Elfyn Evans has stolen second place of Safari Rally Kenya from Toyota stablemate Takamoto Katsuta while M-Sport suffered another fraught stage on Saturday morning.
Adrien Fourmaux, restarting after a technical problem on Friday, had a nightmare return to action as he dropped over five minutes and also managed to hold up his team-mate Craig Breen.
Fourmaux was setting some decent pace early on but “we hit a rock so we got a puncture”, dropping the first two minutes.
But soon after restarting Fourmaux’s pace dropped significantly again with what transpired to be broken rear-left suspension.
With three-minute gaps between cars, it wasn’t long before Breen’s Puma was latching onto the back of Fourmaux’s in a scene similar to Colin McRae hunting down Tommi Mäkinen in 2002.
But Fourmaux wasn’t wise to the approaching Fourmaux behind and cost his eighth-placed team-mate over 40s caught in his dust.
Breen was initially frustrated at the hindrance but was pragmatic when he reached the end of the stage, having cost Takamoto Katsuta several seconds himself on Friday.
“I did it yesterday to somebody else, it’s difficult to know how much time you’re losing,” said Breen. “Normally the FIA look after us so let’s see.”
Gus Greensmith had been 12th overall and looking well placed to creep back into the top 10 and snare some drivers’ points, but he rolled his Puma Rally1 on Soysambu.
Approaching an acute right-hander, Greensmith got wedged in a rut and his car gently tipped sideways and rolled three-quarters of the way over, landing on co-driver Jonas Andersson’s side.
The Puma was righted onto all four wheels and after a delay, Greensmith continued and made it to the end of the stage, albeit after losing a hefty 23 minutes.
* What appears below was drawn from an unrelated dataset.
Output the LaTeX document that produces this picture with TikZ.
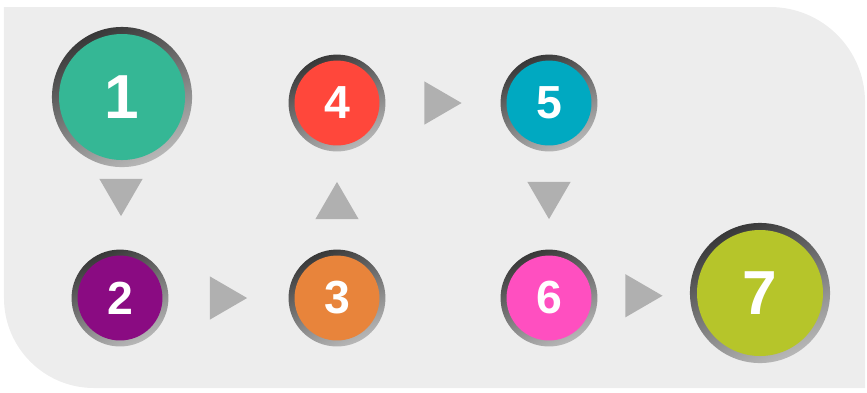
\documentclass[tikz,border=0pt]{standalone}
\usepackage{fontspec}
\setmainfont{Liberation Sans}
\usetikzlibrary{calc}

\definecolor{bggray}{HTML}{EDEDED}
\definecolor{trigray}{HTML}{B0B0B0}
\definecolor{stepgreen}{HTML}{35B795}
\definecolor{steppurple}{HTML}{8A0B82}
\definecolor{steporange}{HTML}{E8843B}
\definecolor{stepred}{HTML}{FF473B}
\definecolor{stepteal}{HTML}{00A9C1}
\definecolor{steppink}{HTML}{FF4FC0}
\definecolor{steplime}{HTML}{B6C52A}

\tikzset{
  rim/.style={circle, inner sep=0pt, shading=axis, top color=black!78,
    bottom color=black!28, shading angle=25},
  ball/.style={circle, inner sep=0pt, fill=#1, text=white,
    font=\bfseries\fontsize{44}{44}\selectfont},
  bigball/.style={ball=#1, font=\bfseries\fontsize{59}{59}\selectfont},
  tri/.style={fill=trigray}
}

% triangle between two steps: from, to, ratio, angle
\newcommand{\steptri}[4]{%
  \fill[tri, shift={($(#1)!#3!(#2)$)}, rotate=#4]
    (0.62,0) -- (-0.62,0.72) -- (-0.62,-0.72) -- cycle;}

\begin{document}
\begin{tikzpicture}

    \useasboundingbox (0,0) rectangle (28.9,13.067);

    % Background panel
    \fill[bggray] (0.133,12.833) -- (25.667,12.833) arc (90:0:3.167)
        -- (28.833,0.133) -- (3.133,0.133) arc (270:180:3) -- cycle;

    % Steps
    \node[rim, minimum size=4.67cm] (n1) at (4.067,9.833) {};
    \node[bigball=stepgreen, minimum size=4.2cm] (n1i) at (n1) {1};

    \node[rim, minimum size=3.23cm] (n2) at (4.0,3.133) {};
    \node[ball=steppurple, minimum size=2.83cm] (n2i) at (n2) {2};

    \node[rim, minimum size=3.23cm] (n3) at (11.233,3.133) {};
    \node[ball=steporange, minimum size=2.83cm] (n3i) at (n3) {3};

    \node[rim, minimum size=3.23cm] (n4) at (11.233,9.633) {};
    \node[ball=stepred, minimum size=2.83cm] (n4i) at (n4) {4};

    \node[rim, minimum size=3.23cm] (n5) at (18.3,9.633) {};
    \node[ball=stepteal, minimum size=2.83cm] (n5i) at (n5) {5};

    \node[rim, minimum size=3.23cm] (n6) at (18.3,3.133) {};
    \node[ball=steppink, minimum size=2.83cm] (n6i) at (n6) {6};

    \node[rim, minimum size=4.67cm] (n7) at (25.333,3.3) {};
    \node[bigball=steplime, minimum size=4.2cm] (n7i) at (n7) {7};

    % Triangles
    \steptri{n1}{n2}{0.5}{-90}
    \steptri{n2}{n3}{0.5}{0}
    \steptri{n3}{n4}{0.5}{90}
    \steptri{n4}{n5}{0.5}{0}
    \steptri{n5}{n6}{0.5}{-90}
    \steptri{n6}{n7}{0.45}{0}

\end{tikzpicture}
\end{document}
Out front, a stage win for Evans vaulted him past Katsuta, but despite losing 6.3s to Evans on the stage, Kalle Rovanperä’s rally lead actually increased to 16.1s.
Katsuta lost some 18.8s to Evans and now trails by 11s overall – 27.1s behind Rovanperä – and insisted “everything’s fine” despite admitting he was “confused” by some of his pacenotes.
Ott Tänak had trailed Evans by 2.9s after Friday but his deficit to the Toyota driver ballooned to 17.5s on SS8.
Team-mate Thierry Neuville has closed in too to 21.2s back, but he was still “struggling with the handling with the car” and also visibility.
“In a fast left-hander there was a tree and it touched the windscreen and it’s broken, so the visibility wasn’t good at the end of the stage,” Neuville said.
Sébastien Ogier is safe in sixth place but the third Hyundai of Oliver Solberg dropped another minute when he found a rock in the road and had no choice but to drive over it, suffering two punctures.
Sébastien Loeb also got through cleanly as he restarted following his small engine fire on Friday. The nine-time world champion enjoyed seeing fewer rocks on the road as the first car onto the stage and set the fifth best time.